Negovan will work in partnership with Kirkendoll Management, LLC and will offer this new cut of what was back in 1980 the most expensive independent film in history. The $17.5 million flick, self-financed by Penthouse founder Bob Guccione, was intended to be a “new kind of film,” according to Guccione, combining art and sex.
Guccione took control of the project and junked the script, while attempting to create an edit that incorporated adult content shot after the mainstream actors completed filming their respective roles. Director Tinto Brass and writer Gore Vidal sued to have their names removed from the picture, while the composer and editor refused to take credit.
Variety called the picture a “moral holocaust,” while the late Roger Ebert disparaged the movie as “sickening, worthless trash.” However, it broke box office records and became synonymous with decadent spectacle, as the Guccione-driven edit became a kind of cinematic folk tale.
Malcolm McDowell stated in a 2007 Penthouse interview that he was “proud of the work I did in ‘Caligula;’ there’s no question about that.” He further noted in the magazine interview that “There’s all the raunchy stuff, the blatant, modern-day porn that Bob introduced into the film after we’d finished shooting. That to me was an outrageous betrayal and quite unprecedented.”
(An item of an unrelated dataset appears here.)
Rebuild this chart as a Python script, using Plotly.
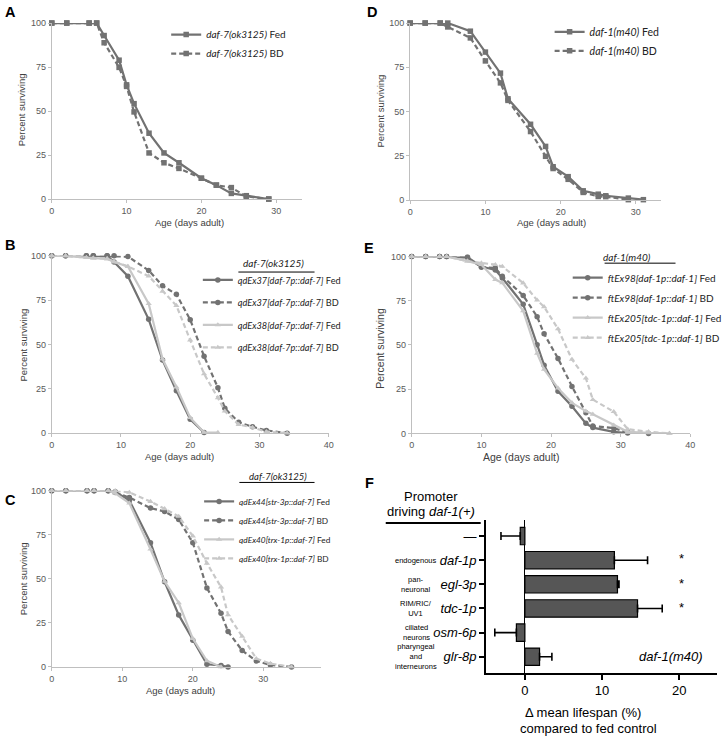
import plotly.graph_objects as go

W, H = 727, 739
def fx(px): return px / W
def fy(py): return 1 - py / H

DARK = '#727272'
LIGHT = '#c8c8c8'

# ---------------- data ----------------
A_days_fed = [0, 2, 5, 6, 7, 9, 10, 11, 13, 15, 17, 20, 22, 24, 26, 29]
A_fed = [100, 100, 100, 100, 92.9, 78.9, 64.9, 54.2, 37.4, 26.2, 20.6, 11.8, 7.9, 3.2, 1.9, 0]
A_days_bd = [0, 2, 5, 6, 7, 9, 10, 11, 13, 15, 17, 20, 22, 24, 26, 29]
A_bd = [100, 100, 100, 100, 88.8, 74.8, 64, 49.5, 26.2, 20.6, 17.4, 11.8, 7.9, 6.5, 1.5, 0]

D_days_fed = [0, 2, 4, 5, 8, 10, 12, 13, 16, 18, 19, 21, 23, 25, 26, 29, 31]
D_fed = [100, 100, 100, 100, 95.4, 83.6, 71.7, 57.2, 42.8, 30.3, 18.8, 13.2, 5.2, 3.3, 2.4, 1.1, 0.2]
D_days_bd = [0, 2, 4, 5, 8, 10, 12, 13, 16, 18, 19, 21, 23, 25, 26, 29]
D_bd = [100, 100, 100, 97.8, 91.6, 78.6, 66.2, 56.3, 38.7, 24.7, 17.8, 11.7, 4.3, 2.0, 1.9, 0.2]

B_days_37f = [0, 2, 5, 6, 8, 9, 11, 14, 16, 18, 20, 22]
B_37f = [100, 100, 100, 100, 100, 96.5, 88.5, 64.2, 41.2, 23.9, 7.8, 0.4]
B_days_37bd = [0, 2, 5, 6, 8, 9, 11, 14, 16, 18, 20, 22, 24, 25, 27, 29, 31, 34]
B_37bd = [100, 100, 100, 100, 100, 100, 99.6, 91.8, 83.1, 78.3, 64, 43.4, 25.6, 14, 6.1, 3.6, 1.5, 0]
B_days_38f = [0, 2, 5, 6, 8, 9, 11, 14, 16, 18, 20, 22, 24]
B_38f = [100, 100, 99, 98.7, 98.3, 96.5, 94, 73, 41.8, 26, 8.7, 0.4, 0.3]
B_days_38bd = [0, 2, 5, 6, 8, 9, 11, 14, 16, 18, 20, 22, 24, 25, 27, 29, 31, 34]
B_38bd = [100, 100, 99, 98.7, 98.3, 96.8, 94, 88.6, 80, 72, 52.5, 33.4, 19.9, 12.4, 4.8, 3.2, 0.8, 0]

C_days_44f = [0, 2, 5, 6, 8, 9, 11, 14, 16, 18, 20, 22, 24, 25]
C_44f = [100, 100, 100, 100, 100, 99.4, 94.5, 70.5, 48.3, 29.5, 15.1, 1.5, 0.8, 0]
C_days_44bd = [0, 2, 5, 6, 8, 9, 11, 14, 16, 18, 20, 22, 24, 25, 27, 29, 31, 34]
C_44bd = [100, 100, 100, 100, 100, 99, 96.1, 90.1, 88.2, 83.6, 70.5, 44.8, 30.4, 20.1, 9.3, 3.4, 1.1, 0]
C_days_40f = [0, 2, 5, 6, 8, 9, 11, 14, 16, 18, 20, 22, 24]
C_40f = [100, 100, 100, 100, 100, 98.5, 92.9, 66.8, 48.5, 36.4, 16.1, 3.5, 0]
C_days_40bd = [0, 2, 5, 6, 8, 9, 11, 14, 16, 18, 20, 22, 24, 25, 27, 29, 31, 34]
C_40bd = [100, 100, 100, 100, 100, 100, 99, 93.8, 89.7, 85.4, 74.2, 58.8, 45.3, 29.5, 17.3, 4.7, 1.9, 0]

E_days_98f = [0, 2, 4, 5, 8, 10, 12, 13, 16, 18, 19, 21, 23, 25, 26, 29, 31]
E_98f = [100, 100, 100, 100, 99.6, 94.4, 92.4, 87.9, 73, 50.2, 38.6, 23.8, 15.4, 5.7, 3.3, 0.9, 0.2]
E_days_98bd = [0, 2, 4, 5, 8, 10, 12, 13, 16, 18, 19, 21, 23, 25, 26, 29, 31, 34]
E_98bd = [100, 100, 100, 100, 99.4, 94, 93.5, 88.9, 78, 66, 56.3, 42.4, 26.6, 11.7, 4.2, 3, 0.6, 0]
E_days_205f = [0, 2, 4, 5, 8, 10, 12, 13, 16, 18, 19, 21, 23, 25, 26, 29, 31, 34, 37]
E_205f = [100, 100, 100, 100, 97.4, 95.4, 87, 85.1, 69.3, 45.2, 36.2, 25.6, 17.3, 12.6, 10.8, 4.6, 0.9, 0.3, 0]
E_days_205bd = [0, 2, 4, 5, 8, 10, 12, 13, 16, 18, 19, 21, 23, 25, 26, 29, 31, 34, 37]
E_205bd = [100, 100, 100, 100, 97.4, 96.3, 95.4, 94.4, 85, 75.3, 71.6, 59.1, 41.8, 31.2, 19.1, 12.3, 2.4, 0.9, 0]

F_labels = ['—', 'daf-1p', 'egl-3p', 'tdc-1p', 'osm-6p', 'glr-8p']
F_desc = ['', 'endogenous', 'pan-<br>neuronal', 'RIM/RIC/<br>UV1', 'ciliated<br>neurons',
          'pharyngeal<br>and<br>interneurons']
F_vals = [-0.6, 11.6, 12.0, 14.6, -1.1, 1.9]
F_err = [2.5, 4.3, 0.2, 3.2, 2.8, 1.6]
F_sig = ['', '*', '*', '*', '', '']
F_ticks = [0, 10, 20]

SURV_TICKS_Y = [0, 25, 50, 75, 100]

fig = go.Figure()

def surv(ax, days, vals, name, color, dash, symbol, legend):
    fig.add_trace(go.Scatter(
        x=days, y=vals, name=name, mode='lines+markers',
        xaxis='x' + ax, yaxis='y' + ax, legend=legend, legendgroup=name,
        line=dict(color=color, width=2.2, dash=dash),
        marker=dict(color=color, size=5.5, symbol=symbol),
        cliponaxis=False))

SOLID = 'solid'
DASH = '5px,3px'

# A
surv('', A_days_fed, A_fed, '<i>daf-7(ok3125)</i> Fed', DARK, SOLID, 'square', 'legend')
surv('', A_days_bd, A_bd, '<i>daf-7(ok3125)</i> BD', DARK, DASH, 'square', 'legend')
# D
surv('2', D_days_fed, D_fed, '<i>daf-1(m40)</i> Fed', DARK, SOLID, 'square', 'legend2')
surv('2', D_days_bd, D_bd, '<i>daf-1(m40)</i> BD', DARK, DASH, 'square', 'legend2')
# B
surv('3', B_days_37f, B_37f, '<i>qdEx37[daf-7p::daf-7]</i> Fed', DARK, SOLID, 'circle', 'legend3')
surv('3', B_days_37bd, B_37bd, '<i>qdEx37[daf-7p::daf-7]</i> BD', DARK, DASH, 'circle', 'legend3')
surv('3', B_days_38f, B_38f, '<i>qdEx38[daf-7p::daf-7]</i> Fed', LIGHT, SOLID, 'triangle-up', 'legend3')
surv('3', B_days_38bd, B_38bd, '<i>qdEx38[daf-7p::daf-7]</i> BD', LIGHT, DASH, 'triangle-up', 'legend3')
# E
surv('4', E_days_98f, E_98f, '<i>ftEx98[daf-1p::daf-1]</i> Fed', DARK, SOLID, 'circle', 'legend4')
surv('4', E_days_98bd, E_98bd, '<i>ftEx98[daf-1p::daf-1]</i> BD', DARK, DASH, 'circle', 'legend4')
surv('4', E_days_205f, E_205f, '<i>ftEx205[tdc-1p::daf-1]</i> Fed', LIGHT, SOLID, 'triangle-up', 'legend4')
surv('4', E_days_205bd, E_205bd, '<i>ftEx205[tdc-1p::daf-1]</i> BD', LIGHT, DASH, 'triangle-up', 'legend4')
# C
surv('5', C_days_44f, C_44f, '<i>qdEx44[str-3p::daf-7]</i> Fed', DARK, SOLID, 'circle', 'legend5')
surv('5', C_days_44bd, C_44bd, '<i>qdEx44[str-3p::daf-7]</i> BD', DARK, DASH, 'circle', 'legend5')
surv('5', C_days_40f, C_40f, '<i>qdEx40[trx-1p::daf-7]</i> Fed', LIGHT, SOLID, 'triangle-up', 'legend5')
surv('5', C_days_40bd, C_40bd, '<i>qdEx40[trx-1p::daf-7]</i> BD', LIGHT, DASH, 'triangle-up', 'legend5')

# F bars
err_plus = [e if v >= 0 else 0 for v, e in zip(F_vals, F_err)]
err_minus = [e if v < 0 else 0 for v, e in zip(F_vals, F_err)]
fig.add_trace(go.Bar(
    x=F_vals, y=F_labels, orientation='h', xaxis='x6', yaxis='y6', showlegend=False,
    width=0.72, marker=dict(color='#565656', line=dict(color='#000', width=1.2)),
    error_x=dict(type='data', symmetric=False, array=err_plus, arrayminus=err_minus,
                 color='#000', thickness=1.6, width=4)))
fig.add_trace(go.Scatter(
    x=[20.3] * len(F_labels), y=F_labels, text=F_sig, mode='text', xaxis='x6', yaxis='y6',
    showlegend=False, textfont=dict(family='Liberation Sans', size=13, color='#000'),
    textposition='middle center'))

TICKF = dict(family='Liberation Sans, Arial', size=9, color='#595959')
def surv_axes(n, xpx, ypx, xrange, dtick=10):
    xk = 'xaxis' + n
    yk = 'yaxis' + n
    fig.layout[xk] = dict(domain=[fx(xpx[0]), fx(xpx[1])], anchor='y' + n, range=xrange,
                          dtick=dtick, tick0=0, showline=True, linecolor='#bfbfbf', linewidth=1,
                          ticks='outside', ticklen=3, tickcolor='#bfbfbf', showgrid=False,
                          zeroline=False, tickfont=TICKF)
    fig.layout[yk] = dict(domain=[fy(ypx[1]), fy(ypx[0])], anchor='x' + n, range=[0, 100],
                          tickvals=SURV_TICKS_Y, showline=True, linecolor='#bfbfbf', linewidth=1,
                          ticks='outside', ticklen=3, tickcolor='#bfbfbf', showgrid=False,
                          zeroline=False, tickfont=TICKF)

surv_axes('', (49.3, 302), (18.3, 196.7), [0, 33.4])
surv_axes('2', (411.7, 665), (18.3, 197.7), [0, 33.3])
surv_axes('3', (49.3, 329.3), (254.3, 434), [0, 40])
surv_axes('4', (413.3, 695), (255, 434.3), [0, 40])
surv_axes('5', (49.3, 321.7), (492.3, 671), [0, 38.2])

fig.layout['xaxis6'] = dict(domain=[fx(488.3), fx(721.7)], anchor='y6', range=[-5.05, 24.87],
                            tickvals=F_ticks, showline=True, linecolor='#000', linewidth=1.5,
                            ticks='outside', ticklen=5, tickcolor='#000', tickwidth=1.5,
                            showgrid=False, zeroline=True, zerolinecolor='#000', zerolinewidth=1.2,
                            tickfont=dict(family='Liberation Sans, Arial', size=13, color='#000'))
fig.layout['yaxis6'] = dict(domain=[fy(677.3), fy(521.7)], anchor='x6', type='category',
                            range=[5.68, -0.68], showline=True, linecolor='#000', linewidth=1.5,
                            ticks='outside', ticklen=5, tickcolor='#000', tickwidth=1.5,
                            tickvals=F_labels,
                            ticktext=[l if l == '—' else '<i>' + l + '</i>' for l in F_labels],
                            showgrid=False,
                            tickfont=dict(family='Liberation Sans, Arial', size=13, color='#000'))

def leg(xpx, ypx, gap, size):
    return dict(x=fx(xpx), y=fy(ypx), xanchor='left', yanchor='top', bgcolor='rgba(0,0,0,0)',
                borderwidth=0, tracegroupgap=gap, itemwidth=30,
                font=dict(family='Lato, Liberation Sans', size=size, color='#222'))

fig.update_layout(
    width=W, height=H, margin=dict(l=0, r=0, t=0, b=0),
    paper_bgcolor='white', plot_bgcolor='white', showlegend=True,
    legend=leg(165, 15.3, 0, 10),
    legend2=leg(552.7, 12.5, 0, 10.5),
    legend3=leg(197, 264, 3.5, 9.2),
    legend4=leg(571, 261.7, 1, 10),
    legend5=leg(198.3, 488.5, 0, 8.3),
)

ann = []
def text(xpx, ypx, t, size=9.5, color='#404040', xanchor='center', angle=0,
         family='Liberation Sans, Arial', bold=False):
    ann.append(dict(x=fx(xpx), y=fy(ypx), xref='paper', yref='paper',
                    text=('<b>%s</b>' % t) if bold else t,
                    showarrow=False, xanchor=xanchor, yanchor='middle', textangle=angle,
                    font=dict(family=family, size=size, color=color)))

# panel letters
for L, xp, yp in [('A', 0, 7), ('D', 366, 7.5), ('B', 0, 243.3), ('E', 363, 246),
                  ('C', 0, 501.7), ('F', 364, 484.7)]:
    text(xp, yp, L, size=14.5, color='#000', xanchor='left', bold=True)

# axis titles
text(188.3, 220.3, 'Age (days adult)')
text(18.3, 106.7, 'Percent surviving', angle=-90)
text(555, 220.7, 'Age (days adult)')
text(381.7, 107.5, 'Percent surviving', angle=-90)
text(178.3, 457.3, 'Age (days adult)')
text(20.5, 345, 'Percent surviving', angle=-90)
text(523.7, 458.3, 'Age (days adult)', size=10.5)
text(381.7, 348, 'Percent surviving', angle=-90, size=10.5)
text(179.2, 695, 'Age (days adult)')
text(20.7, 581.7, 'Percent surviving', angle=-90)

# legend headers
LEGFAM = 'Lato, Liberation Sans'
text(274, 261.7, '<i>daf-7(ok3125)</i>', size=10, color='#222', family=LEGFAM)
text(278, 478.3, '<i>daf-7(ok3125)</i>', size=9.5, color='#222', family=LEGFAM)
text(631, 255, '<i>daf-1(m40)</i>', size=10, color='#222', family=LEGFAM)

# F texts
text(433, 498, 'Promoter', size=13, color='#000')
text(432.5, 513, 'driving <i>daf-1(+)</i>', size=13, color='#000')
text(586, 716.7, 'Δ mean lifespan (%)', size=13, color='#000')
text(592, 733, 'compared to fed control', size=13, color='#000')
text(710, 660.7, '<i>daf-1(m40)</i>', size=13, color='#000', xanchor='right')

for lab, d in zip(F_labels, F_desc):
    if d:
        ann.append(dict(x=fx(418), xref='paper', y=lab, yref='y6', text=d, showarrow=False,
                        xanchor='center', yanchor='middle', align='center',
                        font=dict(family='Liberation Sans, Arial', size=7.5, color='#000')))

fig.update_layout(annotations=ann)

shapes = [
    dict(type='line', xref='paper', yref='paper', x0=fx(238), x1=fx(315), y0=fy(270.7), y1=fy(270.7),
         line=dict(color='#000', width=1)),
    dict(type='line', xref='paper', yref='paper', x0=fx(239), x1=fx(315), y0=fy(484), y1=fy(484),
         line=dict(color='#000', width=1)),
    dict(type='line', xref='paper', yref='paper', x0=fx(608.3), x1=fx(680), y0=fy(261.7), y1=fy(261.7),
         line=dict(color='#000', width=1)),
    dict(type='line', xref='paper', yref='paper', x0=fx(387), x1=fx(483), y0=fy(525), y1=fy(525),
         line=dict(color='#000', width=2)),
]
fig.update_layout(shapes=shapes)

fig.write_html('out.html', config={'displayModeBar': False},
               post_script="document.body.style.margin='0px';")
Helen Mirren called the movie “an irresistible mix of art and genitals” and enjoyed the experience of making the film, despite describing showing up to work as the equivalent to being sent down to Dante’s Inferno. She also claimed she vomited immediately after meeting co-star Peter O’Toole in his all-too-convincing costume as the syphilitic Emperor Tiberius.
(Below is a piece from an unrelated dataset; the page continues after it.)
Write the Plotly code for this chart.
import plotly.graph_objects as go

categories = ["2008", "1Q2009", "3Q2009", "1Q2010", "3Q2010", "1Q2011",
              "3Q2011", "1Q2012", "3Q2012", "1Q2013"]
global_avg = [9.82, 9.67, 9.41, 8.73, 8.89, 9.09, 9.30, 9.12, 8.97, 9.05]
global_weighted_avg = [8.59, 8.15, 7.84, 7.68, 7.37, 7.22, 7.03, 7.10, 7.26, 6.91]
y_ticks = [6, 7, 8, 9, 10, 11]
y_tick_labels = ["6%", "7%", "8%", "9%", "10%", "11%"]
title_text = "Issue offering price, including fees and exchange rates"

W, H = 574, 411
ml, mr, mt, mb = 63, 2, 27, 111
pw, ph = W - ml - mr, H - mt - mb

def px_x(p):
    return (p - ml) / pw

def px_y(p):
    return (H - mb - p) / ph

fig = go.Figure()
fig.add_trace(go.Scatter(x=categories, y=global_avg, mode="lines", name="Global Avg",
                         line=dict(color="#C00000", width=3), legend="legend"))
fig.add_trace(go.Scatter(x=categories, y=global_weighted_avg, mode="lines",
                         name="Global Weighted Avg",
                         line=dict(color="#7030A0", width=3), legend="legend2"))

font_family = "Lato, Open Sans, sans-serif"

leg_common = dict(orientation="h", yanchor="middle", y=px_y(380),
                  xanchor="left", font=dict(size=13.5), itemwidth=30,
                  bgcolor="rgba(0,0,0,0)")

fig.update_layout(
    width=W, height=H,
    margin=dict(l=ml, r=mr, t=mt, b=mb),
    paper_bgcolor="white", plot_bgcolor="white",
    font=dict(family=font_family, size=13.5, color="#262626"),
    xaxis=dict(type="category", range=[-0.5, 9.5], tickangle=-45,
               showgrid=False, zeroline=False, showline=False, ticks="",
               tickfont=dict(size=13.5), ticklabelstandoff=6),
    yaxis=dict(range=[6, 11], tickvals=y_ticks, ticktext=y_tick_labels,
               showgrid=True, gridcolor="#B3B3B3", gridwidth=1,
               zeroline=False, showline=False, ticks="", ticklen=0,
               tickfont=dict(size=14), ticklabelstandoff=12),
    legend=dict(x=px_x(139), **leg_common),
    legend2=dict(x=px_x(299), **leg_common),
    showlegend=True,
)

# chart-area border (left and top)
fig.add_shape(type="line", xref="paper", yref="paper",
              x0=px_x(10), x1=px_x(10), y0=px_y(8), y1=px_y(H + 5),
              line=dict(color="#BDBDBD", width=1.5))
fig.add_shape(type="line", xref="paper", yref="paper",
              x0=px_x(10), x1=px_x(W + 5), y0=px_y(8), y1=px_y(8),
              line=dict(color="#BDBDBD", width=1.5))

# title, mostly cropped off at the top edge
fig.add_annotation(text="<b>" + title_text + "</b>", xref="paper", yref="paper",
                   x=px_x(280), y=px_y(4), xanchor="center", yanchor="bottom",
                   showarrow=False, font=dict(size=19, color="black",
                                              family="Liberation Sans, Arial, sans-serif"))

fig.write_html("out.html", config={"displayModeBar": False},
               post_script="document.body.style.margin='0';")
“The stories about ‘what Caligula could have been’ are legendary in film circles,” says Negovan. “In this new edit honoring the original script, Malcolm McDowell’s ‘Caligula’ starts as a frightened young man who eventually seizes power, but then finds himself in the inescapable pull of deviant behavior, progressively becoming unmoored from reality and ultimately coming to terms with himself in an existential sense.”
Negovan went on to say that “All of these elements, this entire narrative arc of the character, are completely absent from the version of the movie the world has known for decades. Malcolm McDowell is a powerhouse actor at the top of his craft in this film, and I’m excited for the breathtaking performance he crafted all those years ago to move from the realm of myth onto the big screen.”